■ GIVEN REQUEST ■
Begin with the first line of the material and copy each line word for word through the line that contains "(tnD.south) -- (tnE.north);"; the pictures are left out.

== RECORDS SUPPLIED ==

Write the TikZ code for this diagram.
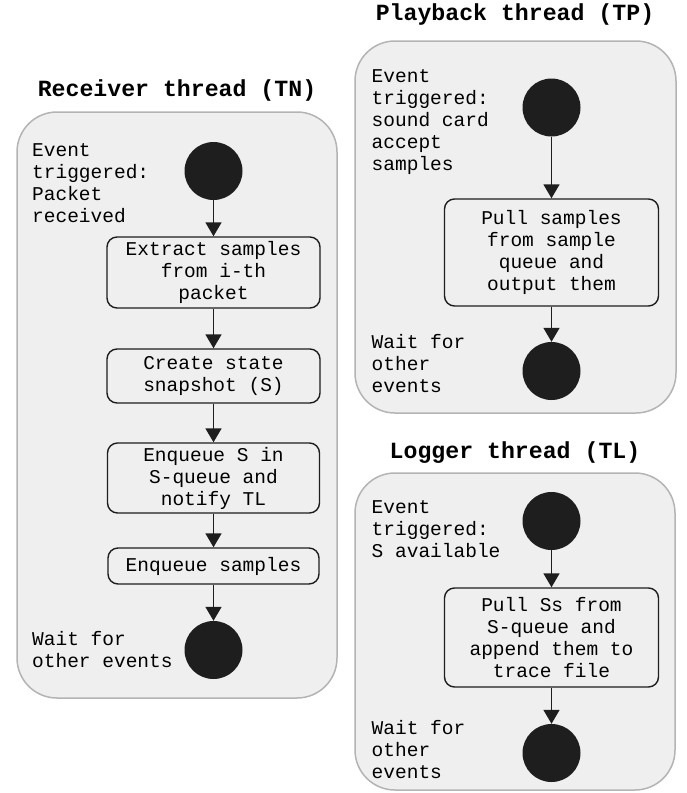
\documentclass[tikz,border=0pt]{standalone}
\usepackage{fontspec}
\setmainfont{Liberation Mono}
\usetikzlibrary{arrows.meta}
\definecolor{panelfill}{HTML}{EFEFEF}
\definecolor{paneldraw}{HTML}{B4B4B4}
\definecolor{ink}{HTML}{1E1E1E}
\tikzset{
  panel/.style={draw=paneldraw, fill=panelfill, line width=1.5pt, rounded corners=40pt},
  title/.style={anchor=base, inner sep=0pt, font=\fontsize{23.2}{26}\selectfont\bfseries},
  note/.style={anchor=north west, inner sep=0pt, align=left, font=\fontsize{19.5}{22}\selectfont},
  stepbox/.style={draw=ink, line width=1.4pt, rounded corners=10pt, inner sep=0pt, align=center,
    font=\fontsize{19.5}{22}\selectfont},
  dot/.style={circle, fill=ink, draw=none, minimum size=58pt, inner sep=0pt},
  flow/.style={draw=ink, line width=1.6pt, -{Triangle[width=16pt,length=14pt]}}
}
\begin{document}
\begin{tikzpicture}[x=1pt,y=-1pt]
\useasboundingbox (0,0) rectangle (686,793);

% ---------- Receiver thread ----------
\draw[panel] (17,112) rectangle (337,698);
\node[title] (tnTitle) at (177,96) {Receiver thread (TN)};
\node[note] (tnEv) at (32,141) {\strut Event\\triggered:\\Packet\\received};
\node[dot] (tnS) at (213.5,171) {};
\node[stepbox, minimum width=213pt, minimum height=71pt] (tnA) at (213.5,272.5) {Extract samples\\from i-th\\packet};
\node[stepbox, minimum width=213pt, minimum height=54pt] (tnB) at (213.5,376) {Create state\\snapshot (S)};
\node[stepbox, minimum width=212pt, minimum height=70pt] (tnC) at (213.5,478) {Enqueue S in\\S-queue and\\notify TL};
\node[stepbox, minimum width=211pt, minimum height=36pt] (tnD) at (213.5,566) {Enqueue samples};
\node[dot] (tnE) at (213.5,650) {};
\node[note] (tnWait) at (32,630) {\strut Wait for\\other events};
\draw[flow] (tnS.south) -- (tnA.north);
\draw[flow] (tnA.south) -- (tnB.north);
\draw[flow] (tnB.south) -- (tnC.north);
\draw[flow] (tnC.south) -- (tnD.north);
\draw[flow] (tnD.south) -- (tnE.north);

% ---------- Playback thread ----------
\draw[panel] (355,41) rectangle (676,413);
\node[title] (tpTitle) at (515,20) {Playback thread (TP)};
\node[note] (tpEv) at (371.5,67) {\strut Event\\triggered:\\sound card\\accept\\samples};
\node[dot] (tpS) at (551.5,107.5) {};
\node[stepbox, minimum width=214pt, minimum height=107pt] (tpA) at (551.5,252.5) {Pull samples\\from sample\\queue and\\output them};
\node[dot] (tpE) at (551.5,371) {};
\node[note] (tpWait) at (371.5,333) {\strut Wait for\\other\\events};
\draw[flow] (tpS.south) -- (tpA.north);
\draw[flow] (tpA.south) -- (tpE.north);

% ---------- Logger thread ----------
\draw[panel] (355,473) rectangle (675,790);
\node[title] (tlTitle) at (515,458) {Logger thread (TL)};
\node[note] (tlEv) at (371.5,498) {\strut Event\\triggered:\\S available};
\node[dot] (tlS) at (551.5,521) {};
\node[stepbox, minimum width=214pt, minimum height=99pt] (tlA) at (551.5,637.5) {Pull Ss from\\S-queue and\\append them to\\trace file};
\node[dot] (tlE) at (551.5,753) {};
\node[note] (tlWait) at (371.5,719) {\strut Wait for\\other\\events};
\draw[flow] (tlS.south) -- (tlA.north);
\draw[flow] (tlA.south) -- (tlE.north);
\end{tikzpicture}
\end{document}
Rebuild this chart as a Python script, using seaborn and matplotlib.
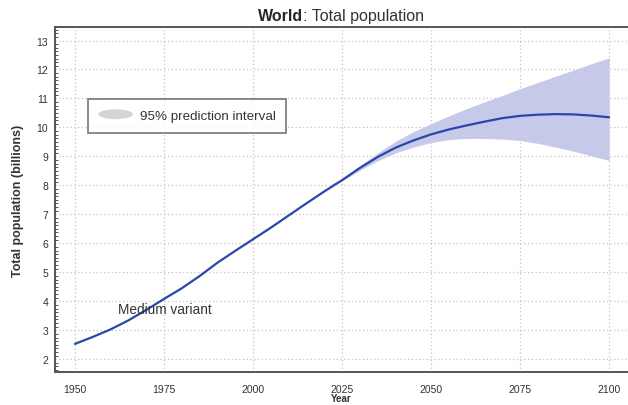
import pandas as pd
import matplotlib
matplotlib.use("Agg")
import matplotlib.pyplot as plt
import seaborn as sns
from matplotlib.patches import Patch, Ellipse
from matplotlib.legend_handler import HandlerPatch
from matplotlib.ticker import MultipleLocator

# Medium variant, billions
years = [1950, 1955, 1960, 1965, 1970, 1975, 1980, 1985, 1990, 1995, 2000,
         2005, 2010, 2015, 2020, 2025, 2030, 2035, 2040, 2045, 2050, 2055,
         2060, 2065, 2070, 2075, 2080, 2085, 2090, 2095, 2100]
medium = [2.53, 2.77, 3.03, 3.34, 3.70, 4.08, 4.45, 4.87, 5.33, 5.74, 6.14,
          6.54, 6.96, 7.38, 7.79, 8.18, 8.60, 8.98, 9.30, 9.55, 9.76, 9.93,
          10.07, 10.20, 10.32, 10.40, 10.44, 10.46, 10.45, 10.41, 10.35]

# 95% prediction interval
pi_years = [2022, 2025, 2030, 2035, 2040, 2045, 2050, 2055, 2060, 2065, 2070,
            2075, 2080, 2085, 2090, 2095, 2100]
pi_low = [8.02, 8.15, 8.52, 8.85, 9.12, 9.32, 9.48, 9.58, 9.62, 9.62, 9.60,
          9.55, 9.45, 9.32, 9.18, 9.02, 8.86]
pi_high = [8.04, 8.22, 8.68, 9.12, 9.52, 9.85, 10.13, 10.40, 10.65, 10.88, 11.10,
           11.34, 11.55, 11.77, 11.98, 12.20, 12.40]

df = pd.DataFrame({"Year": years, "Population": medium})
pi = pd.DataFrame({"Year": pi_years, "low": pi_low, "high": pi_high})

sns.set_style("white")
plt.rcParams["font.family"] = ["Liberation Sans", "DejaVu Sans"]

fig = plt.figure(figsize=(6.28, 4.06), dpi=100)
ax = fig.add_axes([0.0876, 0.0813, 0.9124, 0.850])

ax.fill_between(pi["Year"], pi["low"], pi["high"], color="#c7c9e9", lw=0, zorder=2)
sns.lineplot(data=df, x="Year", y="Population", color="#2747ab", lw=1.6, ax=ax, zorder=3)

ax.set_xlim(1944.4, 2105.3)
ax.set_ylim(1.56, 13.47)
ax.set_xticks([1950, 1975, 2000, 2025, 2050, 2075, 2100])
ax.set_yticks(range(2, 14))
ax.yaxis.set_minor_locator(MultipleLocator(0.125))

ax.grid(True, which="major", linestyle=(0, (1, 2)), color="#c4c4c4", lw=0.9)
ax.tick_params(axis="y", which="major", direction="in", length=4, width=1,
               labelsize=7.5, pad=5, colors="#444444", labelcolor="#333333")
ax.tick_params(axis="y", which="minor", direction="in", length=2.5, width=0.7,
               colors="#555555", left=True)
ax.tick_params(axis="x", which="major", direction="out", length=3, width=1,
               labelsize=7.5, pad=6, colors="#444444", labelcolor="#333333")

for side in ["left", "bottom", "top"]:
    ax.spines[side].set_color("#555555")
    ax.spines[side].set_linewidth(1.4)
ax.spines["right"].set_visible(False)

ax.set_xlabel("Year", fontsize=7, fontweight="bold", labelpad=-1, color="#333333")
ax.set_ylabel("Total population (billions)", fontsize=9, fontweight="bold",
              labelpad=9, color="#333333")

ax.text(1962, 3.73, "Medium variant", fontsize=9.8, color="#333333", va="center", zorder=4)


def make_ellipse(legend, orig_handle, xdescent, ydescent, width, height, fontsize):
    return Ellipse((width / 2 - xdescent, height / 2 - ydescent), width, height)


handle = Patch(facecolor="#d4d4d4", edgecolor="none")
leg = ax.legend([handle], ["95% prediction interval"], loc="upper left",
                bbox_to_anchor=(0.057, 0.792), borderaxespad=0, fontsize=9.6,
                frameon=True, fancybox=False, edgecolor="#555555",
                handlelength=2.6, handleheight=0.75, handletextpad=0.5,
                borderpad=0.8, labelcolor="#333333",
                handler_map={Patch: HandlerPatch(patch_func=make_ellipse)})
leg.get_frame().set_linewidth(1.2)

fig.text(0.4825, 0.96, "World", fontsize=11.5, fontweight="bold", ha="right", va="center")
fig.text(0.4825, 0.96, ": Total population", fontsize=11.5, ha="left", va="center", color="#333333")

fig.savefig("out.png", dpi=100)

===

■ EXERCISE RESPONSE ■
Write the TikZ code for this diagram.
\documentclass[tikz,border=0pt]{standalone}
\usepackage{fontspec}
\setmainfont{Liberation Mono}
\usetikzlibrary{arrows.meta}
\definecolor{panelfill}{HTML}{EFEFEF}
\definecolor{paneldraw}{HTML}{B4B4B4}
\definecolor{ink}{HTML}{1E1E1E}
\tikzset{
  panel/.style={draw=paneldraw, fill=panelfill, line width=1.5pt, rounded corners=40pt},
  title/.style={anchor=base, inner sep=0pt, font=\fontsize{23.2}{26}\selectfont\bfseries},
  note/.style={anchor=north west, inner sep=0pt, align=left, font=\fontsize{19.5}{22}\selectfont},
  stepbox/.style={draw=ink, line width=1.4pt, rounded corners=10pt, inner sep=0pt, align=center,
    font=\fontsize{19.5}{22}\selectfont},
  dot/.style={circle, fill=ink, draw=none, minimum size=58pt, inner sep=0pt},
  flow/.style={draw=ink, line width=1.6pt, -{Triangle[width=16pt,length=14pt]}}
}
\begin{document}
\begin{tikzpicture}[x=1pt,y=-1pt]
\useasboundingbox (0,0) rectangle (686,793);

% ---------- Receiver thread ----------
\draw[panel] (17,112) rectangle (337,698);
\node[title] (tnTitle) at (177,96) {Receiver thread (TN)};
\node[note] (tnEv) at (32,141) {\strut Event\\triggered:\\Packet\\received};
\node[dot] (tnS) at (213.5,171) {};
\node[stepbox, minimum width=213pt, minimum height=71pt] (tnA) at (213.5,272.5) {Extract samples\\from i-th\\packet};
\node[stepbox, minimum width=213pt, minimum height=54pt] (tnB) at (213.5,376) {Create state\\snapshot (S)};
\node[stepbox, minimum width=212pt, minimum height=70pt] (tnC) at (213.5,478) {Enqueue S in\\S-queue and\\notify TL};
\node[stepbox, minimum width=211pt, minimum height=36pt] (tnD) at (213.5,566) {Enqueue samples};
\node[dot] (tnE) at (213.5,650) {};
\node[note] (tnWait) at (32,630) {\strut Wait for\\other events};
\draw[flow] (tnS.south) -- (tnA.north);
\draw[flow] (tnA.south) -- (tnB.north);
\draw[flow] (tnB.south) -- (tnC.north);
\draw[flow] (tnC.south) -- (tnD.north);
\draw[flow] (tnD.south) -- (tnE.north);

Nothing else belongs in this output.